If you were looking for a good return on investment in the last few years, it was hard to beat a Chicago taxi medallion. Medallions, which are city-issued licenses to operate cabs, increased in value at least fivefold between 2006 and 2013. But now after huge shifts in the industry, many owners are deep underwater on their medallion loans, and some say they’re nearly worthless.
“I haven’t written a new taxi loan in well over nine months? Ten months?” said Charlie Goodbar, an attorney and taxi fleet owner. “The access to capital’s disappeared.”
Chicago limits the number of medallions to roughly 7,000. Without those metal plates affixed to the hood, a taxi cannot operate in the city. Goodbar has facilitated hundreds of medallion sales over the years. But today, would-be buyers are finding it nearly impossible to find loans to purchase medallions.
“I probably have put together at least 20-30 percent of all transfers, at some point probably more than half,” said Goodbar. “And as a market-maker, and as a license broker, and as an attorney, and someone who’s in the lending business, how in good faith can I make a market when I can’t value the asset or value cash flow?”
Disruption in Chicago’s taxi industry — both from the entry of competing rideshare services, and changes to city policies affecting medallion owners — have turned the business model on its head in just two years. At one time, investing or lending in a medallion purchase was a sound business decision, because cab owners could make a good living.
“It was a way for an immigrant family to move up the social ladder and economic ladder through the use of leveraged financing in the taxi industry, and a lot of hard work,” said Goodbar.
But today, Goodbar said it’s nearly impossible to find a bank willing to lend money for a medallion purchase, and so the avenue that many immigrants once took is increasingly closed off.
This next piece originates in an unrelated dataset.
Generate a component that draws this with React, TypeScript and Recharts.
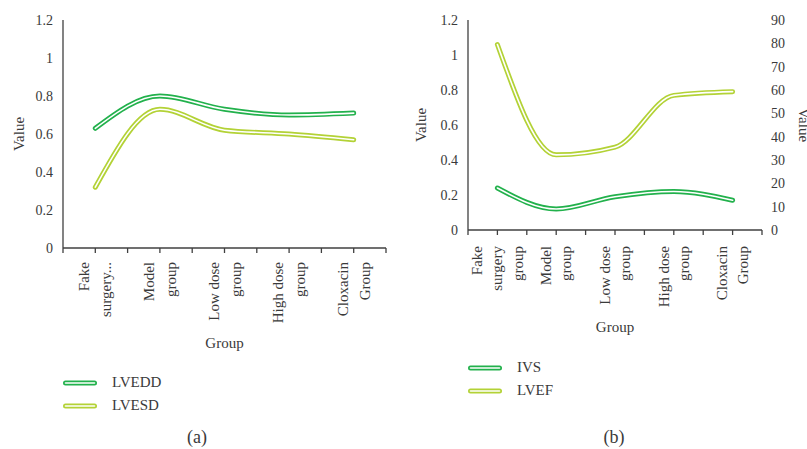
import { Legend, Line, LineChart, XAxis, YAxis } from 'recharts';

// echo measurements per group
const groups = ['Fake surgery group', 'Model group', 'Low dose group', 'High dose group', 'Cloxacin Group'];
const tickLinesA = [['Fake', 'surgery...'], ['Model', 'group'], ['Low dose', 'group'], ['High dose', 'group'], ['Cloxacin', 'Group']];
const tickLinesB = [['Fake', 'surgery', 'group'], ['Model', 'group'], ['Low dose', 'group'], ['High dose', 'group'], ['Cloxacin', 'Group']];

const lvedd = [0.63, 0.8, 0.73, 0.7, 0.71];
const lvesd = [0.32, 0.73, 0.62, 0.6, 0.57];
const ivs = [0.24, 0.12, 0.19, 0.22, 0.17];
const lvef = [79.5, 32.2, 35.5, 57.7, 59.3];

const valueTicks = [0, 0.2, 0.4, 0.6, 0.8, 1, 1.2];
const percentTicks = [0, 10, 20, 30, 40, 50, 60, 70, 80, 90];

const FONT = "'Liberation Serif', 'DejaVu Serif', serif";
const AXIS = '#404040';
const TEXT = '#3a3a3a';
const DARK = '#22b14c';
const LIGHT = '#b3d236';
const TICK_SIZE = 5;

const dataA = groups.map((g, i) => ({ group: g, LVEDD: lvedd[i], LVESD: lvesd[i] }));
const dataB = groups.map((g, i) => ({ group: g, IVS: ivs[i], LVEF: lvef[i] }));

function GroupTick(props) {
    const { x, y, index, lines, half, gap, top } = props;
    const axisY = y - TICK_SIZE;
    const marks = index === 0 ? [x - half, x, x + half] : [x, x + half];
    const words = lines[index] ?? [];
    return (
        <g>
            {marks.map((mx) => (
                <line key={mx} x1={mx} x2={mx} y1={axisY} y2={axisY + TICK_SIZE} stroke={AXIS} strokeWidth={1.3} />
            ))}
            {words.map((w, i) => {
                const lx = x + (i - (words.length - 1) / 2) * gap;
                const ly = axisY + top;
                return (
                    <text
                        key={i}
                        x={lx}
                        y={ly}
                        transform={`rotate(-90 ${lx} ${ly})`}
                        textAnchor="end"
                        dominantBaseline="central"
                        fontSize={15}
                        fontFamily={FONT}
                        fill={TEXT}
                    >
                        {w}
                    </text>
                );
            })}
        </g>
    );
}

function AxisTitle({ viewBox, text, dx, dy, angle }) {
    const cx = viewBox.x + dx;
    const cy = viewBox.y + dy;
    return (
        <text
            x={cx}
            y={cy}
            transform={angle ? `rotate(${angle} ${cx} ${cy})` : undefined}
            textAnchor="middle"
            dominantBaseline="central"
            fontSize={15}
            fontFamily={FONT}
            fill={TEXT}
        >
            {text}
        </text>
    );
}

// the white inner strokes carry legendType "none", so only the outer ones are listed
function SeriesLegend({ payload }) {
    const entries = (payload ?? []).filter((entry) => entry.type !== 'none' && entry.color !== '#ffffff');
    return (
        <div style={{ fontFamily: FONT, fontSize: 15, color: TEXT }}>
            {entries.map((entry) => (
                <div key={entry.value} style={{ display: 'flex', alignItems: 'center', height: 23 }}>
                    <svg width={40} height={10}>
                        <line x1={4.5} x2={33.5} y1={5} y2={5} stroke={entry.color} strokeWidth={5} strokeLinecap="round" />
                        <line x1={4.5} x2={33.5} y1={5} y2={5} stroke="#fff" strokeWidth={1.6} strokeLinecap="round" />
                    </svg>
                    <span style={{ marginLeft: 11 }}>{entry.value}</span>
                </div>
            ))}
        </div>
    );
}

const tickStyle = { fill: TEXT, fontSize: 14, fontFamily: FONT };

function DoubleLine(key, color, yAxisId) {
    return [
        <Line
            key={key}
            yAxisId={yAxisId}
            type="monotone"
            dataKey={key}
            name={key}
            stroke={color}
            strokeWidth={5}
            strokeLinecap="round"
            dot={false}
            activeDot={false}
            isAnimationActive={false}
        />,
        <Line
            key={key + '-inner'}
            yAxisId={yAxisId}
            type="monotone"
            dataKey={key}
            stroke="#ffffff"
            strokeWidth={1.6}
            strokeLinecap="round"
            dot={false}
            activeDot={false}
            legendType="none"
            isAnimationActive={false}
        />,
    ];
}

export default function App() {
    return (
        <div style={{ position: 'absolute', left: 0, top: 0, width: 807, height: 449, background: '#fff', overflow: 'hidden', fontFamily: FONT }}>
            <div style={{ position: 'absolute', left: 0, top: 0 }}>
                <LineChart width={400} height={449} data={dataA} margin={{ top: 20, right: 14, bottom: 91, left: 0 }}>
                    <XAxis
                        dataKey="group"
                        scale="band"
                        interval={0}
                        height={110}
                        tickSize={TICK_SIZE}
                        tickMargin={0}
                        tickLine={false}
                        axisLine={{ stroke: AXIS, strokeWidth: 1.3 }}
                        tick={(p) => <GroupTick {...p} lines={tickLinesA} half={32.3} gap={22} top={14} />}
                        label={(p) => <AxisTitle {...p} text="Group" dx={161.5} dy={95} />}
                    />
                    <YAxis
                        yAxisId="left"
                        width={63}
                        domain={[0, 1.2]}
                        ticks={valueTicks}
                        interval={0}
                        tickLine={false}
                        tickSize={0}
                        tickMargin={10}
                        axisLine={{ stroke: AXIS, strokeWidth: 1.3 }}
                        tick={tickStyle}
                        label={(p) => <AxisTitle {...p} text="Value" dx={18.5} dy={114} angle={-90} />}
                    />
                    <Legend
                        layout="horizontal"
                        verticalAlign="middle"
                        align="center"
                        content={<SeriesLegend />}
                        wrapperStyle={{ left: 61, top: 371, width: 'auto' }}
                    />
                    {DoubleLine('LVEDD', DARK, 'left')}
                    {DoubleLine('LVESD', LIGHT, 'left')}
                </LineChart>
            </div>

            <div style={{ position: 'absolute', left: 400, top: 0 }}>
                <LineChart width={407} height={449} data={dataB} margin={{ top: 20, right: 0, bottom: 109, left: 0 }}>
                    <XAxis
                        dataKey="group"
                        scale="band"
                        interval={0}
                        height={110}
                        tickSize={TICK_SIZE}
                        tickMargin={0}
                        tickLine={false}
                        axisLine={{ stroke: AXIS, strokeWidth: 1.3 }}
                        tick={(p) => <GroupTick {...p} lines={tickLinesB} half={29.4} gap={20.5} top={16} />}
                        label={(p) => <AxisTitle {...p} text="Group" dx={147} dy={97} />}
                    />
                    <YAxis
                        yAxisId="left"
                        width={68}
                        domain={[0, 1.2]}
                        ticks={valueTicks}
                        interval={0}
                        tickLine={false}
                        tickSize={0}
                        tickMargin={10}
                        axisLine={{ stroke: AXIS, strokeWidth: 1.3 }}
                        tick={tickStyle}
                        label={(p) => <AxisTitle {...p} text="Value" dx={21} dy={105} angle={-90} />}
                    />
                    <YAxis
                        yAxisId="right"
                        orientation="right"
                        width={45}
                        domain={[0, 90]}
                        ticks={percentTicks}
                        interval={0}
                        tickLine={false}
                        tickSize={0}
                        tickMargin={9}
                        axisLine={false}
                        tick={tickStyle}
                        label={(p) => <AxisTitle {...p} text="Value" dx={42} dy={105} angle={90} />}
                    />
                    <Legend
                        layout="horizontal"
                        verticalAlign="middle"
                        align="center"
                        content={<SeriesLegend />}
                        wrapperStyle={{ left: 66, top: 356, width: 'auto' }}
                    />
                    {DoubleLine('IVS', DARK, 'left')}
                    {DoubleLine('LVEF', LIGHT, 'right')}
                </LineChart>
            </div>

            <div style={{ position: 'absolute', left: 167, top: 427, width: 60, textAlign: 'center', fontSize: 18, color: TEXT }}>(a)</div>
            <div style={{ position: 'absolute', left: 584, top: 427, width: 60, textAlign: 'center', fontSize: 18, color: TEXT }}>(b)</div>
        </div>
    );
}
You can tell by looking at the numbers. Between 2011 and 2013, when the market was robust, an average of 30-40 medallions changed hands monthly. But starting in February of 2014, that number dropped sharply, and never recovered. In 2015, only seven medallions were transferred in the first three months.
“There’s no buyer in the market,” said Shyam Arora, a medallion owner. “So it’s a piece of garbage.”
Arora is one of those immigrants who found success in the taxi industry. He came from India in 2002 and bought a medallion a few years later. Today, he has three. He and his son drive two of the cabs during the day, and he leases the third. At one time, he had as many as four drivers for his small fleet — but those days seem long ago.
On a recent early morning, he took one of his cabs to a city-owned site on the South Side for an annual taxi inspection.
“This inspection process is stressful, very stressful,” he said.
This day, he was especially nervous. The car is a 2010 Toyota Prius with a whopping 313,000 miles on it. Arora knew inspectors would be looking for even the smallest flaw to take it out of operation.
“Yesterday I spent $200 to the mechanic and the day before yesterday I paid $100 for detailing,” he recounted.
He also got the engine cleaned, and drove an hour out to the suburbs just to pick up a small paint marker that he could use to cover minor exterior nicks. Altogether, he estimated spending $500 to get the car in tip-top shape — about three days’ earnings.
“I’m losing nowadays, every day, in my business,” said Arora. Three months ago, he fell behind on his mortgage and medallion loan.
Arora explained that most of his income comes from leasing his taxis to other drivers, rather than driving his own cab. But amid a shortage of taxi drivers in Chicago, he’s struggled to find people to use his taxis. That’s meant his vehicles sit empty about one-third of the time, while he still foots the bill for their medallion loans, the car payments, taxi affiliation fees and other expenses.
Even when Arora does have drivers, he said it’s gotten much more difficult for them to find passengers. He blamed rideshare companies like UberX, Lyft and Sidecar for stealing business.
“When you don’t get a customer for an hour, the [taxi] driver gets so frustrated, he goes to Starbucks or he goes home,” explained Arora.
Arora would love to sell his medallions and be done with it. But he knows he won’t find a buyer at a good price. Plus, he’s facing the same dilemma that homeowners once did during the recent housing crisis. Many borrowed significant sums of money against their homes as housing values increased, only to find themselves underwater on those loans once the market settled.
Similarly, Arora and many other owners borrowed heavily against their medallions while they increased in value. Arora said that helped his family get through the recession.
“Medallions were the source of feeding everybody — every expense we have,” he explained.
But now, he owes $600,000 against his medallions, and he knows that nobody will buy them for anything close to that amount.
Arora believes his only way out may be a loan modification. Goodbar says medallion lenders have every reason to cooperate.
“There will be shakeout in the market, the lenders will have to work with the borrowers,” he said, “because I think the last thing a large medallion lender wants is a bunch of medallions sitting in a drawer.”
Arora hopes that’ll be true in his case, because he wants to stay in the taxi business. Otherwise, he’s looking at filing for bankruptcy.